## RECORDS TO PROCESS
────────────────────
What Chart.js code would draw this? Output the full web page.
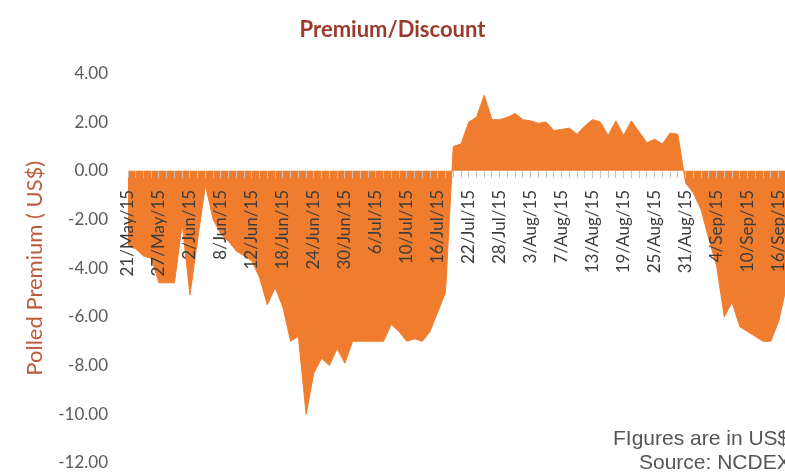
<!DOCTYPE html>
<html>
<head>
<meta charset="utf-8">
<script src="https://cdn.jsdelivr.net/npm/chart.js@4.4.1/dist/chart.umd.min.js"></script>
<style>
  html, body { margin: 0; padding: 0; background: #ffffff; overflow: hidden; width: 785px; height: 473px; }
  #wrap { position: relative; width: 794px; height: 473px; }
  #note { position: absolute; left: 613px; top: 426px; font-family: "Liberation Sans", Arial, sans-serif; font-size: 21px; line-height: 24px; color: #555555; white-space: nowrap; }
  #note div.l2 { padding-left: 26px; }
</style>
</head>
<body>
<div id="wrap">
  <canvas id="c" width="794" height="473"></canvas>
  <div id="note"><div>FIgures are in US$</div><div class="l2">Source: NCDEX</div></div>
</div>
<script>
// ---- data ----
const categories = [
  "21/May/15","22/May/15","25/May/15","26/May/15","27/May/15","28/May/15","29/May/15",
  "1/Jun/15","2/Jun/15","3/Jun/15","4/Jun/15","5/Jun/15","8/Jun/15","9/Jun/15","10/Jun/15","11/Jun/15","12/Jun/15",
  "15/Jun/15","16/Jun/15","17/Jun/15","18/Jun/15","19/Jun/15","22/Jun/15","23/Jun/15","24/Jun/15","25/Jun/15","26/Jun/15",
  "29/Jun/15","30/Jun/15","1/Jul/15","2/Jul/15","3/Jul/15","6/Jul/15","7/Jul/15","8/Jul/15","9/Jul/15","10/Jul/15",
  "13/Jul/15","14/Jul/15","15/Jul/15","16/Jul/15","17/Jul/15","20/Jul/15","21/Jul/15","22/Jul/15","23/Jul/15","24/Jul/15",
  "27/Jul/15","28/Jul/15","29/Jul/15","30/Jul/15","31/Jul/15","3/Aug/15","4/Aug/15","5/Aug/15","6/Aug/15","7/Aug/15",
  "10/Aug/15","11/Aug/15","12/Aug/15","13/Aug/15","14/Aug/15","17/Aug/15","18/Aug/15","19/Aug/15","20/Aug/15","21/Aug/15",
  "24/Aug/15","25/Aug/15","26/Aug/15","27/Aug/15","28/Aug/15","31/Aug/15","1/Sep/15","2/Sep/15","3/Sep/15","4/Sep/15",
  "7/Sep/15","8/Sep/15","9/Sep/15","10/Sep/15","11/Sep/15","14/Sep/15","15/Sep/15","16/Sep/15","17/Sep/15","18/Sep/15"
];
const premium = [
  -3.1, -3.2, -3.5, -3.6, -4.6, -4.6, -4.6,
  -2.2, -5.1, -2.8, -0.6, -2.0, -2.6, -2.9, -3.3, -3.5, -3.7,
  -4.4, -5.5, -4.8, -5.6, -7.0, -6.8, -10.0, -8.3, -7.7, -8.0,
  -7.3, -7.9, -7.0, -7.0, -7.0, -7.0, -7.0, -6.3, -6.6, -7.0,
  -6.9, -7.0, -6.6, -5.8, -5.0, 1.0, 1.1, 2.0, 2.2, 3.1,
  2.1, 2.1, 2.2, 2.35, 2.1, 2.05, 1.95, 2.0, 1.65, 1.7,
  1.75, 1.5, 1.85, 2.1, 2.0, 1.45, 2.05, 1.45, 2.05, 1.6,
  1.15, 1.3, 1.1, 1.55, 1.5, -0.5, -0.9, -1.6, -2.8, -3.9,
  -6.0, -5.4, -6.4, -6.6, -6.8, -7.0, -7.0, -6.2, -4.8, -4.0
];
const labelEvery = 4;
const yMin = -12, yMax = 4, yStep = 2;
const chartTitle = "Premium/Discount";
const yTitle = "Polled Premium ( US$)";
const visibleWidth = 785;

// keep the title centred on the visible part of the page
const titleCentre = {
  id: 'titleCentre',
  afterLayout(chart) {
    if (chart.titleBlock) {
      chart.titleBlock.left = 0;
      chart.titleBlock.right = visibleWidth;
      chart.titleBlock.width = visibleWidth;
    }
  }
};

new Chart(document.getElementById('c'), {
  type: 'line',
  plugins: [titleCentre],
  data: {
    labels: categories,
    datasets: [{
      data: premium,
      fill: 'origin',
      backgroundColor: '#F07D2E',
      borderColor: '#F07D2E',
      borderWidth: 1,
      pointRadius: 0,
      tension: 0
    }]
  },
  options: {
    responsive: false,
    animation: false,
    layout: { padding: { left: 0, right: 0, top: 0, bottom: 10 } },
    plugins: {
      legend: { display: false },
      tooltip: { enabled: false },
      title: {
        display: true,
        text: chartTitle,
        color: '#9A3B2C',
        font: { family: 'Lato', size: 22, weight: 'bold' },
        padding: { top: 17, bottom: 30 }
      }
    },
    scales: {
      x: {
        type: 'category',
        position: { y: 0 },
        z: 1,
        offset: false,
        border: { display: false, z: 1 },
        grid: { display: true, z: 1, drawOnChartArea: false, drawTicks: true, tickLength: 7, color: '#c4c4c4', tickColor: '#c4c4c4' },
        afterFit: function(scale) { scale.paddingLeft = 0; scale.paddingRight = 0; },
        ticks: {
          z: 1,
          autoSkip: false,
          maxRotation: 90,
          minRotation: 90,
          padding: 12,
          color: '#3c3c3c',
          font: { family: 'Lato', size: 17 },
          callback: function(v, i) { return i % labelEvery === 0 ? categories[i] : ''; }
        }
      },
      y: {
        min: yMin,
        max: yMax,
        border: { display: false },
        grid: { display: false, drawTicks: false },
        afterFit: function(scale) { scale.width = 128; scale.paddingTop = 10; scale.paddingBottom = 10; },
        ticks: {
          stepSize: yStep,
          padding: 20,
          color: '#5a5a5a',
          font: { family: 'Lato', size: 17 },
          callback: function(v) { return Number(v).toFixed(2); }
        },
        title: {
          display: true,
          text: yTitle,
          color: '#BE5A3C',
          font: { family: 'Lato', size: 22 },
          padding: { top: 22, bottom: 0 }
        }
      }
    }
  }
});
</script>
</body>
</html>
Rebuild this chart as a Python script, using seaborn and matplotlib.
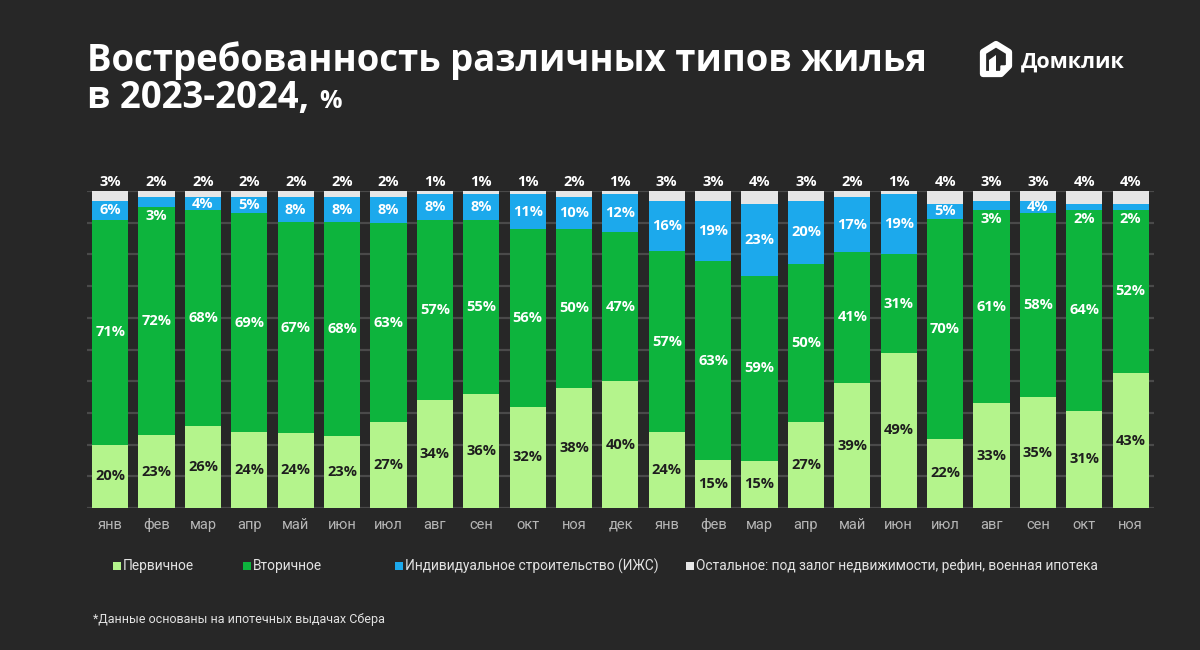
import numpy as np
import pandas as pd
import matplotlib.pyplot as plt
import seaborn as sns
from matplotlib.patches import Rectangle, Polygon

months = ['янв', 'фев', 'мар', 'апр', 'май', 'июн', 'июл', 'авг', 'сен', 'окт', 'ноя', 'дек',
          'янв', 'фев', 'мар', 'апр', 'май', 'июн', 'июл', 'авг', 'сен', 'окт', 'ноя']
primary = [20, 23, 26, 24, 24, 23, 27, 34, 36, 32, 38, 40, 24, 15, 15, 27, 39, 49, 22, 33, 35, 31, 43]
secondary = [71, 72, 68, 69, 67, 68, 63, 57, 55, 56, 50, 47, 57, 63, 59, 50, 41, 31, 70, 61, 58, 64, 52]
izhs = [6, 3, 4, 5, 8, 8, 8, 8, 8, 11, 10, 12, 16, 19, 23, 20, 17, 19, 5, 3, 4, 2, 2]
other = [3, 2, 2, 2, 2, 2, 2, 1, 1, 1, 2, 1, 3, 3, 4, 3, 2, 1, 4, 3, 3, 4, 4]

labels = ['Первичное', 'Вторичное', 'Индивидуальное строительство (ИЖС)',
          'Остальное: под залог недвижимости, рефин, военная ипотека']
colors = ['#b4f48c', '#0db43d', '#1ca9ec', '#e6e6e6']

BG = '#272727'
TITLE_FONT = ['Open Sans', 'DejaVu Sans']

sns.set_theme(style='dark')
plt.rcParams['font.family'] = ['Roboto', 'DejaVu Sans']

df = pd.DataFrame({'idx': range(len(months)), 'month': months, 'p': primary,
                   's': secondary, 'b': izhs, 'o': other})
df['total'] = df[['p', 's', 'b', 'o']].sum(axis=1)
# shares scaled so every bar reaches 100
scale = 100 / df['total']
df['c1'] = df['p'] * scale
df['c2'] = (df['p'] + df['s']) * scale
df['c3'] = (df['p'] + df['s'] + df['b']) * scale
df['c4'] = df['total'] * scale

fig = plt.figure(figsize=(12, 6.5), dpi=100, facecolor=BG)
ax = fig.add_axes([0.0725, 1 - 508 / 650, 0.889, (508 - 191) / 650])
ax.set_facecolor(BG)

for col, c in zip(['c4', 'c3', 'c2', 'c1'], colors[::-1]):
    sns.barplot(data=df, x='idx', y=col, color=c, width=0.78, saturation=1,
                edgecolor='none', linewidth=0, ax=ax, zorder=3)

ax.set_ylim(0, 100)
ax.set_xlim(-0.5, len(months) - 0.5)
ax.set_yticks(np.arange(0, 101, 10))
ax.yaxis.grid(True, color='#4a4a4a', linewidth=1.6, zorder=0)
ax.xaxis.grid(False)
ax.set_yticklabels([])
ax.tick_params(left=False, bottom=False, axis='both', pad=1)
ax.set_xticks(range(len(months)))
ax.set_xticklabels(months, color='#b5b5b5', fontsize=10.5)
ax.set_xlabel('')
ax.set_ylabel('')
for sp in ax.spines.values():
    sp.set_visible(False)

lab = dict(fontsize=10.5, fontweight='bold', ha='center', va='center', zorder=5,
           family=TITLE_FONT)
for i, r in df.iterrows():
    ax.text(i, r['c1'] / 2, f"{r['p']}%", color='#1e1e1e', **lab)
    ax.text(i, (r['c1'] + r['c2']) / 2, f"{r['s']}%", color='white', **lab)
    if r['b'] >= 4:
        yb = (r['c2'] + r['c3']) / 2
    else:
        yb = r['c2'] - 2.8
    ax.text(i, yb, f"{r['b']}%", color='white', **lab)
    ax.text(i, 102.8, f"{r['o']}%", color='white', clip_on=False, **lab)

# title
fig.text(87 / 1200, 1 - 71 / 650, 'Востребованность различных типов жилья',
         color='white', fontsize=26.3, fontweight='bold', va='baseline', family=TITLE_FONT)
t2 = fig.text(87 / 1200, 1 - 108 / 650, 'в 2023-2024, ', color='white',
              fontsize=26.3, fontweight='bold', va='baseline', family=TITLE_FONT)
fig.canvas.draw()
bb = t2.get_window_extent()
fig.text(bb.x1 / 1200, 1 - 108 / 650, '%', color='white', fontsize=18,
         fontweight='bold', va='baseline', family=TITLE_FONT)

# logo
def px(x, y):
    return (x / 1200, 1 - y / 650)

house = [px(983, 74), px(983, 52), px(996, 44), px(1009, 52), px(1009, 66), px(1001, 74)]
fig.patches.append(Polygon(house, closed=True, fill=False, edgecolor='white',
                           linewidth=4.5, joinstyle='round', transform=fig.transFigure))
fig.patches.append(Polygon([px(1001, 74), px(1009, 66), px(1001, 66)], closed=True,
                           facecolor='white', edgecolor='white', transform=fig.transFigure))
fig.patches.append(Polygon([px(989, 74), px(989, 60), px(996, 55), px(996, 74)], closed=True,
                           facecolor='white', edgecolor='none', transform=fig.transFigure))
fig.text(1021 / 1200, 1 - 62 / 650, 'Домклик', color='white', fontsize=15.5,
         fontweight='bold', va='center', family=TITLE_FONT)

# legend
leg_x = [117, 247, 399, 690]
for x, c, l in zip(leg_x, colors, labels):
    fig.patches.append(Rectangle(px(x - 4, 570), 8 / 1200, 8 / 650, facecolor=c,
                                 edgecolor='none', transform=fig.transFigure))
    fig.text((x + 6) / 1200, 1 - 566 / 650, l, color='#e2e2e2', fontsize=9.9,
             va='center')

fig.text(93 / 1200, 1 - 620 / 650, '*Данные основаны на ипотечных выдачах Сбера',
         color='#e2e2e2', fontsize=9, va='center')

fig.savefig('out.png', dpi=100, facecolor=BG)
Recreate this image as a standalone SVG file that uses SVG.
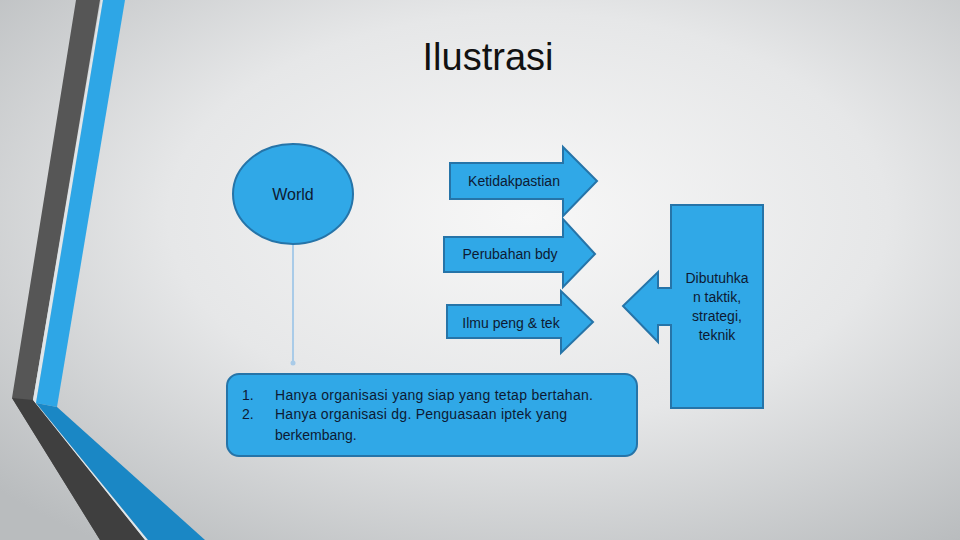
<svg xmlns="http://www.w3.org/2000/svg" width="960" height="540" viewBox="0 0 960 540">
<defs>
<radialGradient id="bg" cx="0.55" cy="0.4" r="0.75">
<stop offset="0" stop-color="#f7f7f7"/>
<stop offset="0.5" stop-color="#e6e7e8"/>
<stop offset="1" stop-color="#b9bcbe"/>
</radialGradient>
<marker id="dot" markerWidth="6" markerHeight="6" refX="3" refY="3" markerUnits="userSpaceOnUse"><circle cx="3" cy="3" r="2.5" fill="#a9cbe8"/></marker>
</defs>
<style>
.shape{fill:#30a8e7;stroke:#2674a8;stroke-width:2}
.t{font-family:"Liberation Sans",Arial,sans-serif;fill:#0d1a33;font-size:14px}
.c{text-anchor:middle}
</style>
<rect width="960" height="540" fill="url(#bg)"/>
<g id="decor">
<polygon points="76,0 100,0 33,400 145,540 100,540 12,398" fill="#565656"/>
<polygon points="12,398 33,400 145,540 100,540" fill="#3f3f3f"/>
<polygon points="101,0 103,0 36,403 148,540 145,540 33,400" fill="#dfe6ea"/>
<polygon points="103,0 125,0 57,407 36,403" fill="#2ea6e6"/>
<polygon points="36,403 57,407 205,540 148,540" fill="#1a87c5"/>
</g>
<text class="t c" x="488" y="70" style="font-size:38px;fill:#111">Ilustrasi</text>
<g id="connectors">
<line x1="293" y1="244" x2="293" y2="363" stroke="#a9cbe8" stroke-width="2" marker-end="url(#dot)"/>
</g>
<g id="world">
<ellipse class="shape" cx="293" cy="194" rx="60" ry="50"/>
<text class="t c" x="293" y="200" style="font-size:16px">World</text>
</g>
<g id="ketidakpastian">
<polygon class="shape" points="450,163 563,163 563,147 597,181 563,216 563,199 450,199"/>
<text class="t c" x="514" y="186">Ketidakpastian</text>
</g>
<g id="perubahan">
<polygon class="shape" points="444,237 563,237 563,219 595,254 563,287 563,272 444,272"/>
<text class="t c" x="510" y="259">Perubahan bdy</text>
</g>
<g id="ilmu">
<polygon class="shape" points="447,305 561,305 561,291 593,322 561,353 561,338 447,338"/>
<text class="t c" x="511" y="328">Ilmu peng &amp; tek</text>
</g>
<g id="hasil">
<rect class="shape" x="227" y="374" width="410" height="82" rx="12"/>
<text class="t" x="242" y="400">1.</text>
<text class="t" x="242" y="419">2.</text>
<text class="t" x="275" y="400" textLength="318" lengthAdjust="spacing">Hanya organisasi yang siap yang tetap bertahan.</text>
<text class="t" x="275" y="419" textLength="292" lengthAdjust="spacing">Hanya organisasi dg. Penguasaan iptek yang</text>
<text class="t" x="275" y="440">berkembang.</text>
</g>
<g id="dibutuhkan">
<polygon class="shape" points="671,205 763,205 763,408 671,408 671,325 658,325 658,342 623,306 658,272 658,288 671,288"/>
<text class="t c" x="717" y="283">Dibutuhka</text>
<text class="t c" x="717" y="302">n taktik,</text>
<text class="t c" x="717" y="321">strategi,</text>
<text class="t c" x="717" y="340">teknik</text>
</g>
</svg>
────────────────────
## EXERCISE DESCRIPTION
Skip the pictures and repeat, word for word, the lines from the one containing "Rebuild this chart" to the one containing "df['c4'] = df['total'] * scale", keeping both of those lines.

## THE OUTPUT
Rebuild this chart as a Python script, using seaborn and matplotlib.
import numpy as np
import pandas as pd
import matplotlib.pyplot as plt
import seaborn as sns
from matplotlib.patches import Rectangle, Polygon

months = ['янв', 'фев', 'мар', 'апр', 'май', 'июн', 'июл', 'авг', 'сен', 'окт', 'ноя', 'дек',
          'янв', 'фев', 'мар', 'апр', 'май', 'июн', 'июл', 'авг', 'сен', 'окт', 'ноя']
primary = [20, 23, 26, 24, 24, 23, 27, 34, 36, 32, 38, 40, 24, 15, 15, 27, 39, 49, 22, 33, 35, 31, 43]
secondary = [71, 72, 68, 69, 67, 68, 63, 57, 55, 56, 50, 47, 57, 63, 59, 50, 41, 31, 70, 61, 58, 64, 52]
izhs = [6, 3, 4, 5, 8, 8, 8, 8, 8, 11, 10, 12, 16, 19, 23, 20, 17, 19, 5, 3, 4, 2, 2]
other = [3, 2, 2, 2, 2, 2, 2, 1, 1, 1, 2, 1, 3, 3, 4, 3, 2, 1, 4, 3, 3, 4, 4]

labels = ['Первичное', 'Вторичное', 'Индивидуальное строительство (ИЖС)',
          'Остальное: под залог недвижимости, рефин, военная ипотека']
colors = ['#b4f48c', '#0db43d', '#1ca9ec', '#e6e6e6']

BG = '#272727'
TITLE_FONT = ['Open Sans', 'DejaVu Sans']

sns.set_theme(style='dark')
plt.rcParams['font.family'] = ['Roboto', 'DejaVu Sans']

df = pd.DataFrame({'idx': range(len(months)), 'month': months, 'p': primary,
                   's': secondary, 'b': izhs, 'o': other})
df['total'] = df[['p', 's', 'b', 'o']].sum(axis=1)
# shares scaled so every bar reaches 100
scale = 100 / df['total']
df['c1'] = df['p'] * scale
df['c2'] = (df['p'] + df['s']) * scale
df['c3'] = (df['p'] + df['s'] + df['b']) * scale
df['c4'] = df['total'] * scale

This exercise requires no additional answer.